Last month, Central Piedmont Community College student Andraya Williams was interrogated by a female security guard after she exited a women's restroom on campus. The guard wanted "proof" that Williams was a woman. When Williams provided her student I.D. as verification, not only did the guard refuse the I.D. as proof, but she laughed at Williams before calling additional security as backup and having Williams escorted off school grounds.
Williams' harassment allegedly did not end there, however. CPCC's administration informed her that she has "no legal rights" as a trans person, and that her suspension remains in effect until she agrees to use only gender neutral restrooms.
Williams' case sparked protests and was publicized by GLAAD and other similar organizations. The speed of the backlash directed towards Central Piedmont Community College's transgender policies is indicative of something that's rarely discussed in the mainstream media: the growing power of grassroots transgender activism in America.

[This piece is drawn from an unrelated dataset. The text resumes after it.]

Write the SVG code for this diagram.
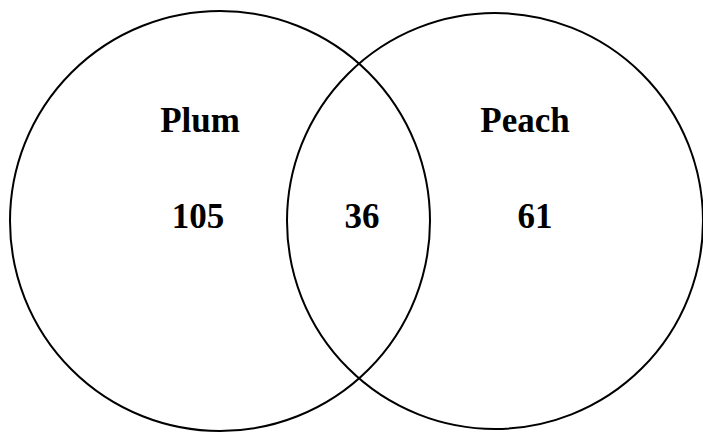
<svg xmlns="http://www.w3.org/2000/svg" width="703" height="434" viewBox="0 0 703 434">
  <style>
    .set { fill: none; stroke: #000; stroke-width: 2; }
    .lbl { font-family: "Liberation Serif", "Times New Roman", serif; font-weight: bold; font-size: 35px; fill: #000; text-anchor: middle; }
  </style>
  <rect width="703" height="434" fill="#fff"/>
  <g id="plum">
    <circle class="set" cx="220" cy="221" r="210"/>
    <text class="lbl" x="200" y="132">Plum</text>
    <text class="lbl" x="198" y="228">105</text>
  </g>
  <g id="peach">
    <circle class="set" cx="495" cy="221" r="208"/>
    <text class="lbl" x="525" y="132">Peach</text>
    <text class="lbl" x="535" y="228">61</text>
  </g>
  <g id="overlap">
    <text class="lbl" x="362" y="228">36</text>
  </g>
</svg>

In the aftermath of her run-in, Williams impressed many with her appearance on Huffington Post Live where she discussed her preferred resolution: Instead of withdrawing from school, she would like the to CPCC adopt more inclusive policies to make the campus safer for her and other students.
"I would like training for staff members, and I would like to feel safer on my campus," she told Huffington Post Live host Josh Zepps. "To be told that I can't go to the female restroom and I'm a female — that's a very awkward feeling to have to go to a totally different restroom."

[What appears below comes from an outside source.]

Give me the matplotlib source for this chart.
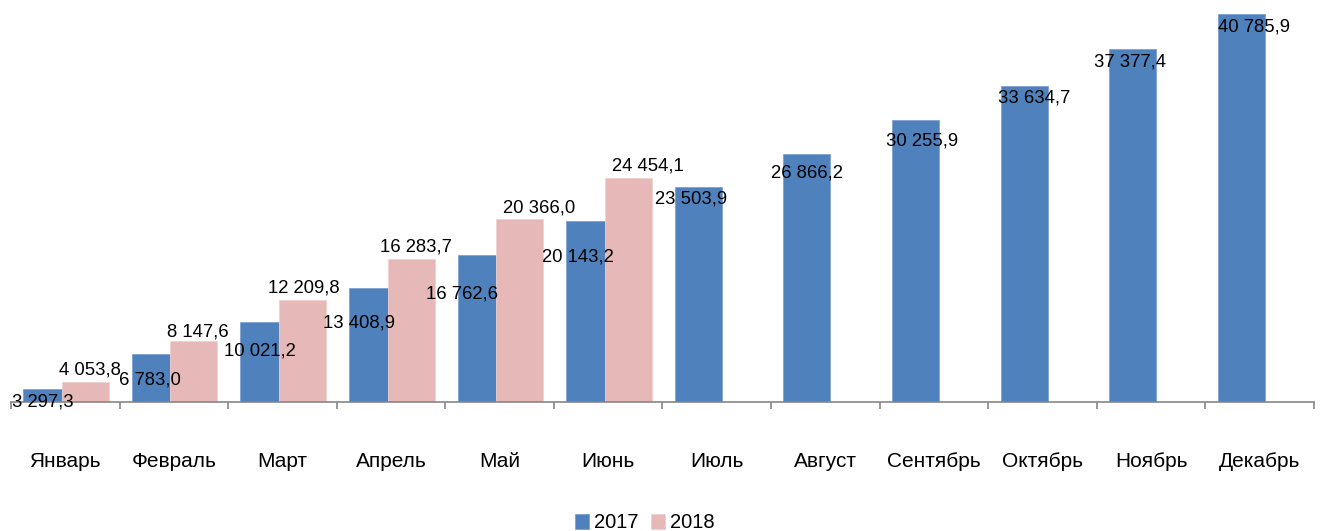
import matplotlib
matplotlib.use("Agg")
import matplotlib.pyplot as plt
import numpy as np

plt.rcParams['font.family'] = ['Liberation Sans', 'DejaVu Sans']

months = ["Январь", "Февраль", "Март", "Апрель", "Май", "Июнь", "Июль",
          "Август", "Сентябрь", "Октябрь", "Ноябрь", "Декабрь"]
values_2017 = [3297.3, 6783.0, 10021.2, 13408.9, 16762.6, 20143.2, 23503.9,
               26866.2, 30255.9, 33634.7, 37377.4, 40785.9]
values_2018 = [4053.8, 8147.6, 12209.8, 16283.7, 20366.0, 24454.1]
series_names = ["2017", "2018"]

def fmt(v):
    s = f"{v:,.1f}"
    return s.replace(",", " ").replace(".", ",")

# label offsets in pixels (dx, dy) relative to bar top centre
off_2017 = [(-4, -13), (-5, -26), (-4, -29), (-14, -35), (-19, -39), (-12, -36),
            (-7, -12), (0, -19), (7, -21), (10, -12), (-3, -13), (13, -13)]
off_2018 = [(5, 12), (4, 9), (1, 12), (5, 12), (20, 11), (20, 12)]

c2017 = "#4F81BD"
c2018 = "#E6B9B8"

W, H = 1320, 531
fig = plt.figure(figsize=(W / 100, H / 100), dpi=100)
ax = fig.add_axes([11 / W, (H - 402.3) / H, (1314 - 11) / W, (402.3 - 2.3) / H])

x = np.arange(len(months))
x18 = np.arange(len(values_2018))
bw = 0.433
b1 = ax.bar(x - 0.170, values_2017, width=bw, color=c2017, edgecolor="#7FA2D1",
            linewidth=0.6, zorder=2, label=series_names[0])
b2 = ax.bar(x18 + 0.184, values_2018, width=bw, color=c2018, edgecolor="#EFD0CF",
            linewidth=0.6, zorder=3, label=series_names[1])

for xi, v, (dx, dy) in zip(x - 0.170, values_2017, off_2017):
    ax.annotate(fmt(v), (xi, v), xytext=(dx, dy), textcoords="offset pixels",
                ha="center", va="center", fontsize=13.3, color="black", zorder=5)
for xi, v, (dx, dy) in zip(x18 + 0.184, values_2018, off_2018):
    ax.annotate(fmt(v), (xi, v), xytext=(dx, dy), textcoords="offset pixels",
                ha="center", va="center", fontsize=13.3, color="black", zorder=5)

ax.set_xlim(-0.5, len(months) - 0.5)
ax.set_ylim(2000, 42000)
ax.set_yticks([])
for s in ["top", "right", "left"]:
    ax.spines[s].set_visible(False)
ax.spines["bottom"].set_color("#868686")
ax.spines["bottom"].set_linewidth(1.2)
ax.spines["bottom"].set_zorder(4)

ax.set_xticks(x)
ax.set_xticklabels(months, fontsize=15)
ax.tick_params(axis="x", which="major", length=0, pad=36)
ax.set_xticks(np.arange(len(months) + 1) - 0.5, minor=True)
ax.tick_params(axis="x", which="minor", length=5, color="#868686", width=1.2)

fig.legend(handles=[b1, b2], labels=series_names, loc="center",
           bbox_to_anchor=(645 / W, 1 - 523 / H), ncol=2, frameon=False,
           fontsize=14.5, handlelength=0.7, handleheight=0.7,
           handletextpad=0.25, columnspacing=0.6, borderaxespad=0)

fig.savefig("out.png", dpi=100)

A Change.org petition has also been created by Campus Pride calling for the college's administrators to issue a formal apology and demand that they adopt active measures to secure the safety of trans and gender nonconforming individuals on campus.
Image Credit: Change.org
As more people speak out on Williams' behalf, it's important to note that this young woman's struggle is similar to that of many trans men and women across America. The trans community, and particularly the trans women of color community, faces the most harassment and discrimination out of any LGBT group. Just days after Williams' incident, another trans woman of color was fired from her job, allegedly for using the woman's restroom in Arkansas.
These incidents are systemic manifestations of the policing of bodies, and of female bodies in particular — a 2011 report by the National Coalition of Anti-Violence Programs (NCAVP) announced that 45% of hate murders were against trans women. This violence extends to the criminal justice system as well, with CeCe McDonald's imprisonment being an especially egregious case of alleged transgender discrimination.
According to the National Transgender Discrimination Survey, 16% of transgender adults, compared to 2.7% of all U.S. adults, have been in prison or jail. Transgender people, especially the poor and trans people of color, also report facing harassment, discriminatory arrests and assault by police at disturbing rates.
It may seem to outsiders that the activism surrounding the Williams case is reactionary — that the impetus to organize in protest occurs only in the aftermath of an antagonizing incident. Indeed, the rally occurred after her suspension; Change.org petitions are created only after the events that precipitated their demand. But many of these protests in response to acts of violence are actually flash points signifying larger cultural injustices within the fabric of a nation.
The notion that these acts of protests are reactionary can be and has been challenged before, famously by Angela Davis in an interview included in the Black Power Mixtape. Successful political movements are never conceived of as consisting solely of reactionary events, but that they also require sustained action.
This will be the challenge for the trans rights movement going forward — to sustain this momentum in order to affect both cultural and legislative change. Still in its incipient years, the trans rights movement is by all accounts immensely successful. In large part, as Thomas McBee observed in his exposition on "How Trans Rights Became the Civil Rights Struggle of Our Generation," this success is grounded upon one basic strategy: controlling the narrative.
This is done through online petitions posted on sites such as Change.org or organized protests, but also through the trans community's widespread media presence. The combined efforts of a plethora of intelligent and articulate individuals like Laverne Cox, Janet Mock, Geena Rocero and Carman Carrera, as well as radically influential nonprofits like the National Center for Transgender Equality, the Transgender Law Center and GLAAD has allowed the trans community to create and dictate its own narrative. Cox's amazing shutdown of Katie Couric's incessant fascination and fetishization of trans "plumbing" is case in point.
For their part, the mainstream media is, more and more, allowing the trans community to claim and define space for itself. The New York Times's feature "In Their Own Terms" bespeaks the movement's efficaciousness in establishing control of its own narrative — and to have other people listen. Andraya Williams' refusal to quit school and her self-representation in a variety of media over the past couple of weeks is just the most recent testament to the trans rights movement's continued success.